On 10 May 1996, a major riot broke out at Whitehead Detention Centre, the most serious disturbance since the facility’s establishment. Nearly 1,000 Vietnamese boat people awaiting repatriation reportedly armed themselves with improvised weapons, stormed several accommodation blocks, and set fires throughout the centre. The unrest affected most of the accommodation blocks, damaged 53 vehicles, and resulted in 14 correctional officers being taken hostage. In response, the authorities deployed large numbers of police officers and Correctional Services Department personnel to restore order. During the operation, more than 1,800 tear-gas canisters were fired and numerous warning shots were discharged. The disturbance resulted in substantial casualties and extensive damage to the facility. More than 200 detainees escaped from the centre during the riot and fled into the surrounding Ma On Shan area. Police subsequently established roadblocks and conducted search operations, causing significant traffic disruption. The incident also affected candidates sitting the Hong Kong Certificate of Education Examination, as some students residing in Ma On Shan were unable to reach their designated examination centres. The Hong Kong Examinations Authority therefore arranged alternative examination venues within the district and later made special arrangements for affected candidates. On 14 May, officers of the Correctional Services Department and the police conducted a large-scale search operation at the centre, resulting in the arrest of 35 detainees. Approximately 2,000 improvised weapons, together with firearms and ammunition, were seized, representing the largest cache recovered from the facility. Several detainees who had escaped during the riot were also recaptured.

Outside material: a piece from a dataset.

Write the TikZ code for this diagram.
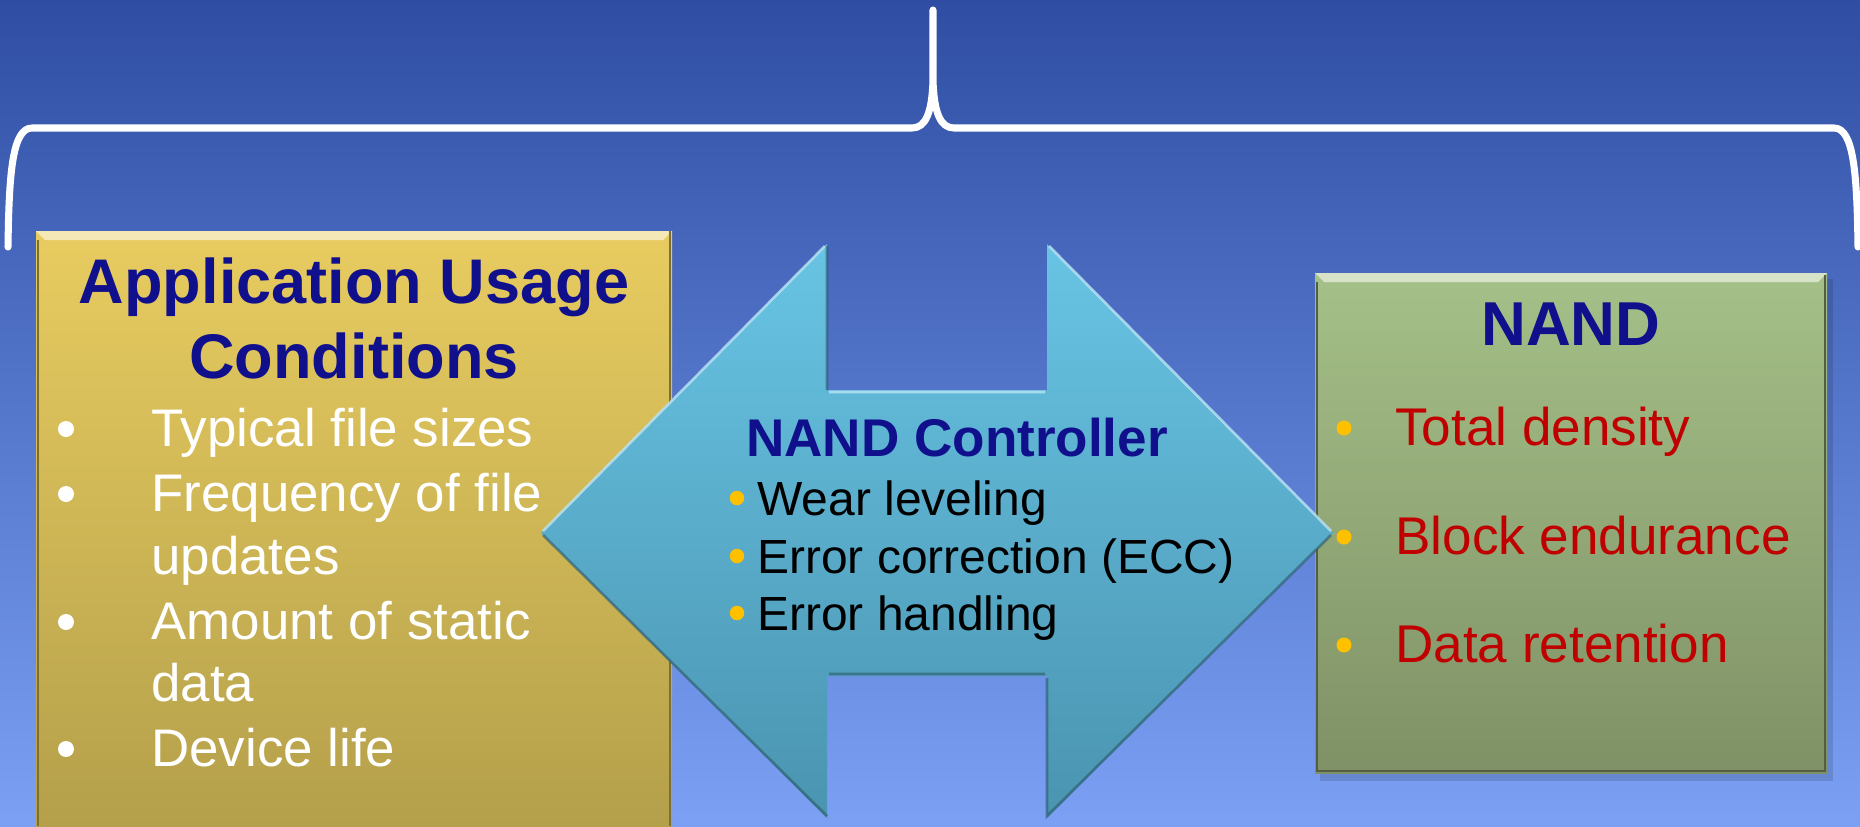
\documentclass[tikz,border=0pt]{standalone}
\usepackage{fontspec}
\setmainfont{Liberation Sans}
\usepackage{tikz}
\definecolor{skytop}{RGB}{47,78,163}
\definecolor{skybottom}{RGB}{123,160,244}
\definecolor{usagetop}{RGB}{232,204,96}
\definecolor{usagebottom}{RGB}{180,160,75}
\definecolor{nandtop}{RGB}{165,192,136}
\definecolor{nandbottom}{RGB}{127,145,102}
\definecolor{ctrltop}{RGB}{104,196,228}
\definecolor{ctrlbottom}{RGB}{74,148,176}
\definecolor{titleblue}{RGB}{16,16,140}
\definecolor{itemred}{RGB}{192,0,0}
\definecolor{bulletgold}{RGB}{255,192,0}

\begin{document}
\begin{tikzpicture}[x=0.02cm,y=-0.02cm,
        brace/.style={draw=white,line width=4pt,line cap=round,line join=round},
        head/.style={inner sep=0pt,anchor=base,text=titleblue,font=\fontsize{#1}{#1}\selectfont\bfseries},
        item/.style={inner sep=0pt,anchor=base west,font=\fontsize{#1}{#1}\selectfont},
        dot/.style={circle,inner sep=0pt,minimum size=#1},
        ]
        \useasboundingbox (0,0) rectangle (1860,826);
        \shade[top color=skytop,bottom color=skybottom] (0,0) rectangle (1860,826);
        % brace over the three parts
        \path[brace] (8,247) .. controls (9,175) and (12,128) .. (32,128) -- (912,128)
            .. controls (926,128) and (932,112) .. (933,80) -- (933,10)
            (933,80) .. controls (934,112) and (940,128) .. (954,128) -- (1834,128)
            .. controls (1854,128) and (1857,175) .. (1858,247);
        % application box
        \shade[top color=usagetop,bottom color=usagebottom] (36,231) rectangle (672,826);
        \fill[usagetop!45!white] (36,231) -- (672,231) -- (663,240) -- (45,240) -- cycle;
        \draw[usagebottom!70!black,line width=1.2pt] (38,240) -- (38,826) (670,231) -- (670,826);
        % nand box
        \fill[black,opacity=0.12] (1320,279) rectangle (1833,781);
        \shade[top color=nandtop,bottom color=nandbottom] (1315,273) rectangle (1827,773);
        \fill[nandtop!45!white] (1315,273) -- (1827,273) -- (1818,282) -- (1324,282) -- cycle;
        \draw[nandbottom!65!black,line width=1.2pt] (1317,282) -- (1317,771) -- (1825,771) -- (1825,275);
        % controller arrow
        \shade[top color=ctrltop,bottom color=ctrlbottom] (541,533) -- (827,244) -- (827,390) -- (1047,390)
            -- (1047,244) -- (1333,533) -- (1047,818) -- (1047,676) -- (827,676) -- (827,818) -- cycle;
        \draw[ctrltop!45!white,line width=1.5pt,opacity=0.8] (543,531) -- (825,246) (829,392) -- (1045,392) (1049,246) -- (1331,531);
        \draw[ctrlbottom!60!black,line width=1.5pt,opacity=0.6] (543,535) -- (827,816) (827,246) -- (827,390)
            (1047,678) -- (1047,816) -- (1331,535) (829,674) -- (1045,674);

        \node[head=35.9] (usage1) at (354,303) {Application Usage};
        \node[head=35.9] (usage2) at (354,378) {Conditions};
        \node[dot=0.32cm,fill=white] (ub1) at (66,429) {};
        \node[item=30.1,text=white] (ut1) at (151,446) {Typical file sizes};
        \node[dot=0.32cm,fill=white] (ub2) at (66,494) {};
        \node[item=30.1,text=white] (ut2) at (151,511) {Frequency of file};
        \node[item=30.1,text=white] (ut2b) at (151,574) {updates};
        \node[dot=0.32cm,fill=white] (ub3) at (66,622) {};
        \node[item=30.1,text=white] (ut3) at (151,639) {Amount of static};
        \node[item=30.1,text=white] (ut3b) at (151,701) {data};
        \node[dot=0.32cm,fill=white] (ub4) at (66,749) {};
        \node[item=30.1,text=white] (ut4) at (151,766) {Device life};

        \node[head=30.2,anchor=base west] (ctrl) at (746,456) {NAND Controller};
        \node[dot=0.29cm,fill=bulletgold] (cb1) at (737,498) {};
        \node[item=27.3] (ct1) at (757,515) {Wear leveling};
        \node[dot=0.29cm,fill=bulletgold] (cb2) at (737,556) {};
        \node[item=27.3] (ct2) at (757,573) {Error correction (ECC)};
        \node[dot=0.29cm,fill=bulletgold] (cb3) at (737,613) {};
        \node[item=27.3] (ct3) at (757,630) {Error handling};

        \node[head=35.3] (nand) at (1571,345) {NAND};
        \node[dot=0.3cm,fill=bulletgold] (nb1) at (1344,428) {};
        \node[item=30.2,text=itemred] (nt1) at (1395,445) {Total density};
        \node[dot=0.3cm,fill=bulletgold] (nb2) at (1344,537) {};
        \node[item=30.2,text=itemred] (nt2) at (1395,554) {Block endurance};
        \node[dot=0.3cm,fill=bulletgold] (nb3) at (1344,645) {};
        \node[item=30.2,text=itemred] (nt3) at (1395,662) {Data retention};
\end{tikzpicture}
\end{document}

Despite the continuing unrest, the Hong Kong Government maintained its repatriation policy. Later that year, the Vietnamese Government assured the Hong Kong authorities and the then British Foreign Secretary, Malcolm Rifkind, that measures would be taken to prevent further departures from Vietnam and to expedite the return of Vietnamese nationals remaining in Hong Kong. As a result, the number of Vietnamese boat people in the territory declined rapidly. In December 1996, the Hong Kong Government announced plans to close Whitehead Detention Centre on 3 January 1997 and transfer the remaining detainees to Sai Kung Man Yee Detention Centre. The closure was subsequently postponed, and the facility ultimately ceased operations in June 1997. Its remaining detainees were transferred to Man Yee, bringing Whitehead’s role in the detention and repatriation of Vietnamese boat people to an end. The former site was subsequently redeveloped. The northern portion became the Whitehead Golf Driving Range, while other parts of the site were later converted to residential and institutional uses.

== Influence ==
Like Sai Kung Man Yee Detention Centre, Whitehead Detention Centre was one of the principal facilities established to accommodate Vietnamese boat people in Hong Kong and formed an important part of the territory’s detention and repatriation system. However, severe overcrowding at the centre led to significant sewage-disposal problems, contributing to environmental degradation in nearby Tolo Harbour. The pollution reportedly caused large-scale clam mortality along adjacent shorelines and reduced local fishery yields, prompting complaints from fishermen in the area.Local fishing communities also participated in demonstrations opposing the construction and expansion of detention facilities for Vietnamese boat people. Following the closure of the detention centre, the site remained largely vacant for a period of time. After the publication of 2017 Policy Address, then Secretary for Home Affairs, Lau Kong-wah, stated that the Government was studying the possibility of developing part of the former Whitehead site into a major sports complex. The proposed development would have included facilities for ice skating, baseball and cricket, and would have been among the largest sports venues in Hong Kong after Kai Tak Sports Park.